# Direction
Please repeat all of the listing exactly.

- - -

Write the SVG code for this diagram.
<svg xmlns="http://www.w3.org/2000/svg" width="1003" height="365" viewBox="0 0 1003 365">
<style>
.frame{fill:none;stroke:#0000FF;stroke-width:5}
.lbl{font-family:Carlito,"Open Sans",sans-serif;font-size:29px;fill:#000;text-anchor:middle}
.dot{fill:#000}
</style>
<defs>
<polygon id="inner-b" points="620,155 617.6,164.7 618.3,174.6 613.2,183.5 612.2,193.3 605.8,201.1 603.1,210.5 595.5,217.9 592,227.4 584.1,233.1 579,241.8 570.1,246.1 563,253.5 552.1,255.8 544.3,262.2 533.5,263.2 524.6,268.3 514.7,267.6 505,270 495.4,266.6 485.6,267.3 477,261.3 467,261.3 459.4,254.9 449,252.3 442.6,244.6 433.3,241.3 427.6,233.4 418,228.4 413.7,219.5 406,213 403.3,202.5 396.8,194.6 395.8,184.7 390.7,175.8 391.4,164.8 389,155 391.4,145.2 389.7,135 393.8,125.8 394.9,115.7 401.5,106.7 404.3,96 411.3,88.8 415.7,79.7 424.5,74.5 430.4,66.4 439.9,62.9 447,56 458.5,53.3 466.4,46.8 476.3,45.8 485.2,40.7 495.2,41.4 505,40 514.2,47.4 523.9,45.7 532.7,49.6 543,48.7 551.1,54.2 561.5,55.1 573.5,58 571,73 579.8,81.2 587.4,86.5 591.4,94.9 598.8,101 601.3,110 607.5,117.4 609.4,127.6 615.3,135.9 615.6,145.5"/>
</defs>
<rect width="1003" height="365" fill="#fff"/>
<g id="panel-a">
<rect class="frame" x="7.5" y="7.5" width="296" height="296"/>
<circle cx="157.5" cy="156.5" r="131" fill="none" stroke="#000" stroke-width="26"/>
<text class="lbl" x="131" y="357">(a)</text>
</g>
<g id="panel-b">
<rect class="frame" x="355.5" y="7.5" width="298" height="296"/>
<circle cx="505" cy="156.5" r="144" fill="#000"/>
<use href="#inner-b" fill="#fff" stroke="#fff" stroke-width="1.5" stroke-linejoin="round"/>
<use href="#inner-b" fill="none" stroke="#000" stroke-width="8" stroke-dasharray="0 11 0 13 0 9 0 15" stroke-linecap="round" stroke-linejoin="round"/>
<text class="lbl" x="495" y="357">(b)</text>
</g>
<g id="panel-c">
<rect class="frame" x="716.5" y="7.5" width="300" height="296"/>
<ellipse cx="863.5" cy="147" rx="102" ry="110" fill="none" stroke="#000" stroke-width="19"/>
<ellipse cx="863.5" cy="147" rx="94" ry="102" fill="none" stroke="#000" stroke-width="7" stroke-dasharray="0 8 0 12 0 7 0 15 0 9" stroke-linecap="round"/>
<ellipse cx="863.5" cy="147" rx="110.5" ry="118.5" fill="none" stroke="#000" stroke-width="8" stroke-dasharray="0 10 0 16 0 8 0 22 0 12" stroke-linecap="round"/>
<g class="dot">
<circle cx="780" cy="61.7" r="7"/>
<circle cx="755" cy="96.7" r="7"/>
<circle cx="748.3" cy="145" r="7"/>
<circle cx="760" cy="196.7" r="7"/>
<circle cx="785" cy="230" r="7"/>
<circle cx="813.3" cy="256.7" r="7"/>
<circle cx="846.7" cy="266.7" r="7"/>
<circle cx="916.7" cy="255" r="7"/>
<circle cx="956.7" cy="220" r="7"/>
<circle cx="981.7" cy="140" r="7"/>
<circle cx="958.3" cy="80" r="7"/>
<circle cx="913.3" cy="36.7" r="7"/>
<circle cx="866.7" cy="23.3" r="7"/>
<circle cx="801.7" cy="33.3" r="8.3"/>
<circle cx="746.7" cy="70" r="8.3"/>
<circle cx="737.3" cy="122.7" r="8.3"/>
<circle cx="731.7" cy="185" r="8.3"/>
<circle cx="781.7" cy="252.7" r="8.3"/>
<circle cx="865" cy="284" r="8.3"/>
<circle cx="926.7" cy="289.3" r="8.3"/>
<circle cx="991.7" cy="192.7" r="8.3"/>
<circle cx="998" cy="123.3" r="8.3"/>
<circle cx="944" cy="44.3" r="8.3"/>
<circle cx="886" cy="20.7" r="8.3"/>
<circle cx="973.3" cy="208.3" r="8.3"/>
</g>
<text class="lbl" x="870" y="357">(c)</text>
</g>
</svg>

- - -

# The output
Write the SVG code for this diagram.
<svg xmlns="http://www.w3.org/2000/svg" width="1003" height="365" viewBox="0 0 1003 365">
<style>
.frame{fill:none;stroke:#0000FF;stroke-width:5}
.lbl{font-family:Carlito,"Open Sans",sans-serif;font-size:29px;fill:#000;text-anchor:middle}
.dot{fill:#000}
</style>
<defs>
<polygon id="inner-b" points="620,155 617.6,164.7 618.3,174.6 613.2,183.5 612.2,193.3 605.8,201.1 603.1,210.5 595.5,217.9 592,227.4 584.1,233.1 579,241.8 570.1,246.1 563,253.5 552.1,255.8 544.3,262.2 533.5,263.2 524.6,268.3 514.7,267.6 505,270 495.4,266.6 485.6,267.3 477,261.3 467,261.3 459.4,254.9 449,252.3 442.6,244.6 433.3,241.3 427.6,233.4 418,228.4 413.7,219.5 406,213 403.3,202.5 396.8,194.6 395.8,184.7 390.7,175.8 391.4,164.8 389,155 391.4,145.2 389.7,135 393.8,125.8 394.9,115.7 401.5,106.7 404.3,96 411.3,88.8 415.7,79.7 424.5,74.5 430.4,66.4 439.9,62.9 447,56 458.5,53.3 466.4,46.8 476.3,45.8 485.2,40.7 495.2,41.4 505,40 514.2,47.4 523.9,45.7 532.7,49.6 543,48.7 551.1,54.2 561.5,55.1 573.5,58 571,73 579.8,81.2 587.4,86.5 591.4,94.9 598.8,101 601.3,110 607.5,117.4 609.4,127.6 615.3,135.9 615.6,145.5"/>
</defs>
<rect width="1003" height="365" fill="#fff"/>
<g id="panel-a">
<rect class="frame" x="7.5" y="7.5" width="296" height="296"/>
<circle cx="157.5" cy="156.5" r="131" fill="none" stroke="#000" stroke-width="26"/>
<text class="lbl" x="131" y="357">(a)</text>
</g>
<g id="panel-b">
<rect class="frame" x="355.5" y="7.5" width="298" height="296"/>
<circle cx="505" cy="156.5" r="144" fill="#000"/>
<use href="#inner-b" fill="#fff" stroke="#fff" stroke-width="1.5" stroke-linejoin="round"/>
<use href="#inner-b" fill="none" stroke="#000" stroke-width="8" stroke-dasharray="0 11 0 13 0 9 0 15" stroke-linecap="round" stroke-linejoin="round"/>
<text class="lbl" x="495" y="357">(b)</text>
</g>
<g id="panel-c">
<rect class="frame" x="716.5" y="7.5" width="300" height="296"/>
<ellipse cx="863.5" cy="147" rx="102" ry="110" fill="none" stroke="#000" stroke-width="19"/>
<ellipse cx="863.5" cy="147" rx="94" ry="102" fill="none" stroke="#000" stroke-width="7" stroke-dasharray="0 8 0 12 0 7 0 15 0 9" stroke-linecap="round"/>
<ellipse cx="863.5" cy="147" rx="110.5" ry="118.5" fill="none" stroke="#000" stroke-width="8" stroke-dasharray="0 10 0 16 0 8 0 22 0 12" stroke-linecap="round"/>
<g class="dot">
<circle cx="780" cy="61.7" r="7"/>
<circle cx="755" cy="96.7" r="7"/>
<circle cx="748.3" cy="145" r="7"/>
<circle cx="760" cy="196.7" r="7"/>
<circle cx="785" cy="230" r="7"/>
<circle cx="813.3" cy="256.7" r="7"/>
<circle cx="846.7" cy="266.7" r="7"/>
<circle cx="916.7" cy="255" r="7"/>
<circle cx="956.7" cy="220" r="7"/>
<circle cx="981.7" cy="140" r="7"/>
<circle cx="958.3" cy="80" r="7"/>
<circle cx="913.3" cy="36.7" r="7"/>
<circle cx="866.7" cy="23.3" r="7"/>
<circle cx="801.7" cy="33.3" r="8.3"/>
<circle cx="746.7" cy="70" r="8.3"/>
<circle cx="737.3" cy="122.7" r="8.3"/>
<circle cx="731.7" cy="185" r="8.3"/>
<circle cx="781.7" cy="252.7" r="8.3"/>
<circle cx="865" cy="284" r="8.3"/>
<circle cx="926.7" cy="289.3" r="8.3"/>
<circle cx="991.7" cy="192.7" r="8.3"/>
<circle cx="998" cy="123.3" r="8.3"/>
<circle cx="944" cy="44.3" r="8.3"/>
<circle cx="886" cy="20.7" r="8.3"/>
<circle cx="973.3" cy="208.3" r="8.3"/>
</g>
<text class="lbl" x="870" y="357">(c)</text>
</g>
</svg>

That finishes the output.